Caroline Tison


What’s in your blue bin?

Did you know that the Brits drink 165 million cups of tea a day?  This represents 370,000 tons of tea bags that end up in the wastelands each year – the most important source of waste ending up in the landfills in the UK.  This is what you call the power of volume.  You look at this tiny tea bag and don’t even think for a second before throwing it in the garbage.  But when millions do this each day, it adds up.

No, we are not in Britain, but we do throw a lot of stuff in the garbage and in the recycling bin.

If you are a Beaconsfield resident, where recycling trucks pick up on Thursdays, you most likely had 2 weeks worth of recycling by the time the New Year came around.  That December 27th snowstorm prevented the recycling trucks to go around that day and I can tell you that we were actually panicking.  Our large-size blue bin was full to the brim.  Where were we going to put all of the recycling stemming from the current week?   We couldn’t fit one more piece of paper in there!
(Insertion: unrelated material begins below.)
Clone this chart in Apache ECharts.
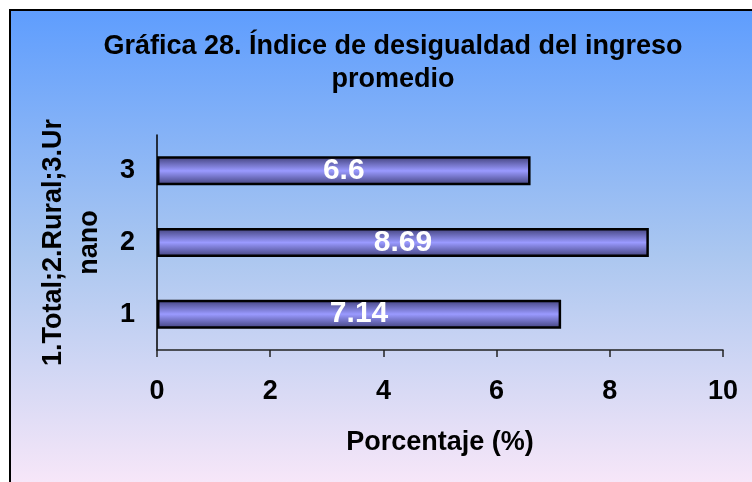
<!DOCTYPE html>
<html>
<head>
<meta charset="utf-8">
<script src="https://cdn.jsdelivr.net/npm/echarts@6/dist/echarts.min.js"></script>
<style>
  html, body { margin: 0; padding: 0; background: #fff; }
  #chart { width: 752px; height: 482px; }
</style>
</head>
<body>
<div id="chart"></div>
<script>
// categories bottom to top, 1 = Total, 2 = Rural, 3 = Urbano
const categories = ['1', '2', '3']
const values = [7.14, 8.69, 6.6]
const xTicks = [0, 2, 4, 6, 8, 10]

const font = '"Liberation Sans", Arial, sans-serif'

const chart = echarts.init(document.getElementById('chart'))

const option = {
  animation: false,
  graphic: [
    {
      type: 'rect',
      z: -10,
      silent: true,
      shape: { x: 10, y: 10, width: 760, height: 490 },
      style: {
        fill: new echarts.graphic.LinearGradient(0, 0, 0, 1, [
          { offset: 0, color: '#5e9dfe' },
          { offset: 0.5, color: '#abc7f0' },
          { offset: 1, color: '#fde9f9' }
        ]),
        stroke: '#000',
        lineWidth: 2
      }
    }
  ],
  title: {
    text: 'Gráfica 28. Índice de desigualdad del ingreso\npromedio',
    left: 388,
    top: 25,
    textAlign: 'center',
    textStyle: {
      fontFamily: font,
      fontWeight: 'bold',
      fontSize: 27,
      lineHeight: 33,
      color: '#000'
    }
  },
  grid: {
    left: 157,
    right: 29,
    top: 135,
    height: 215,
    containLabel: false
  },
  xAxis: {
    type: 'value',
    min: xTicks[0],
    max: xTicks[xTicks.length - 1],
    interval: 2,
    name: 'Porcentaje (%)',
    nameLocation: 'middle',
    nameGap: 79,
    nameTextStyle: { fontFamily: font, fontWeight: 'bold', fontSize: 27, color: '#000' },
    axisLine: { show: true, lineStyle: { color: '#222', width: 1.5 } },
    axisTick: { show: true, length: 7, lineStyle: { color: '#222', width: 1.5 } },
    splitLine: { show: false },
    axisLabel: { fontFamily: font, fontWeight: 'bold', fontSize: 27, color: '#000', margin: 28 }
  },
  yAxis: {
    type: 'category',
    data: categories,
    name: '1.Total;2.Rural;3.Ur\nnano',
    nameLocation: 'middle',
    nameRotate: 90,
    nameGap: 49,
    nameTextStyle: { fontFamily: font, fontWeight: 'bold', fontSize: 27, lineHeight: 36, color: '#000' },
    axisLine: { show: true, lineStyle: { color: '#000', width: 1.5 } },
    axisTick: { show: false },
    axisLabel: { fontFamily: font, fontWeight: 'bold', fontSize: 27, color: '#000', margin: 22 }
  },
  series: [
    {
      type: 'bar',
      data: values,
      barWidth: 29,
      itemStyle: {
        color: new echarts.graphic.LinearGradient(0, 0, 0, 1, [
          { offset: 0, color: '#3f3f78' },
          { offset: 0.5, color: '#9a9aff' },
          { offset: 1, color: '#3f3f78' }
        ]),
        borderColor: '#000',
        borderWidth: 2.5
      },
      label: {
        show: true,
        position: 'inside',
        fontFamily: font,
        fontWeight: 'bold',
        fontSize: 30,
        color: '#fff'
      }
    }
  ]
}

chart.setOption(option)
</script>
</body>
</html>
And the neighbor’s bins were also overflowing. 

It’s amazing how much space the toy packaging, gift bags, wrapping paper and ribbons took up (not to mention the usual weekly recycling)!  Is it really necessary for that Play-doh cookie-making kit to be in a self contained plastic cookie jar AND in a cardboard box?  Is it really necessary for that roaring dinosaur to be tied up in that box with 6 tie wraps secured by large flat plastic anchors behind the box’s second lining? And to think that just over 25 year ago, all of this was mostly going in the garbage, straight into the landfills.

It’s great that we recycle more and more, and some of us are even composting.  But if producers and companies reduced their packaging at the source, it would be a good start.
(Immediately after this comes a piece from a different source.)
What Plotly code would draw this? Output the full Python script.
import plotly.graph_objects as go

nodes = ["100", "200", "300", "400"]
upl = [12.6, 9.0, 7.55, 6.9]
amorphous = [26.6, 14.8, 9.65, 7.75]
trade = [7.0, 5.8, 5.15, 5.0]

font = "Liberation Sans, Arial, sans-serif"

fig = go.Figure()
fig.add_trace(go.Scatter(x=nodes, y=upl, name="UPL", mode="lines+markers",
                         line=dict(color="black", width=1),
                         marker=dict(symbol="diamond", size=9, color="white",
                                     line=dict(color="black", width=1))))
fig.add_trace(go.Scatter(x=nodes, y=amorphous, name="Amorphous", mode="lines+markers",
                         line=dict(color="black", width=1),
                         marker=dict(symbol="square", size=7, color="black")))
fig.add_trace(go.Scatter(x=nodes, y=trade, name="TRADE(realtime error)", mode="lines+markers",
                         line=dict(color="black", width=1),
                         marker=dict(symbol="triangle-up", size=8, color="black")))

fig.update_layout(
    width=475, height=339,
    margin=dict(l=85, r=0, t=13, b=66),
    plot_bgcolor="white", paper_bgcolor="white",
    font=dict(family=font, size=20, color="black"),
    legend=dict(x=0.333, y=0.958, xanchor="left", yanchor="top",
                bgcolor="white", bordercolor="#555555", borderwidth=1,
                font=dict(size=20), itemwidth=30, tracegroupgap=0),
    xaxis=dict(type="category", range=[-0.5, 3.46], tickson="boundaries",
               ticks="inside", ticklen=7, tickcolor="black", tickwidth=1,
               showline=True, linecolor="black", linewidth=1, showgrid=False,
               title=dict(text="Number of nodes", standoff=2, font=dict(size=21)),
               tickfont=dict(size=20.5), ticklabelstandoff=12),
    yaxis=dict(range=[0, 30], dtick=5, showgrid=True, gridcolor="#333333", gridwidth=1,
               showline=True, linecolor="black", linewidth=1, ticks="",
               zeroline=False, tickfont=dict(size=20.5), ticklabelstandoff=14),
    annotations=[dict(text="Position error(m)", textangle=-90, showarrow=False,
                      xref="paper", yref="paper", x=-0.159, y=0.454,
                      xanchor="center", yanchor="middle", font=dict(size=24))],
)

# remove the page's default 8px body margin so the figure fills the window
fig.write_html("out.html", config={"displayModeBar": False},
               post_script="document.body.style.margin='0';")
Oh, and for that week’s worth of recycling that we accumulated between Christmas and New Year, we had to bring it over to my in-laws’ blue bin all the way down to N.D.G. 

Happy New Year: Reduce, Re-Use, Recycle.


  1. Tea bags as well as coffee grounds which can easily be extracted from k-cups but not tassimo cup (shame on them) does well in compost. Also my plants do well with residue of coffee group from my daily temp compost bin.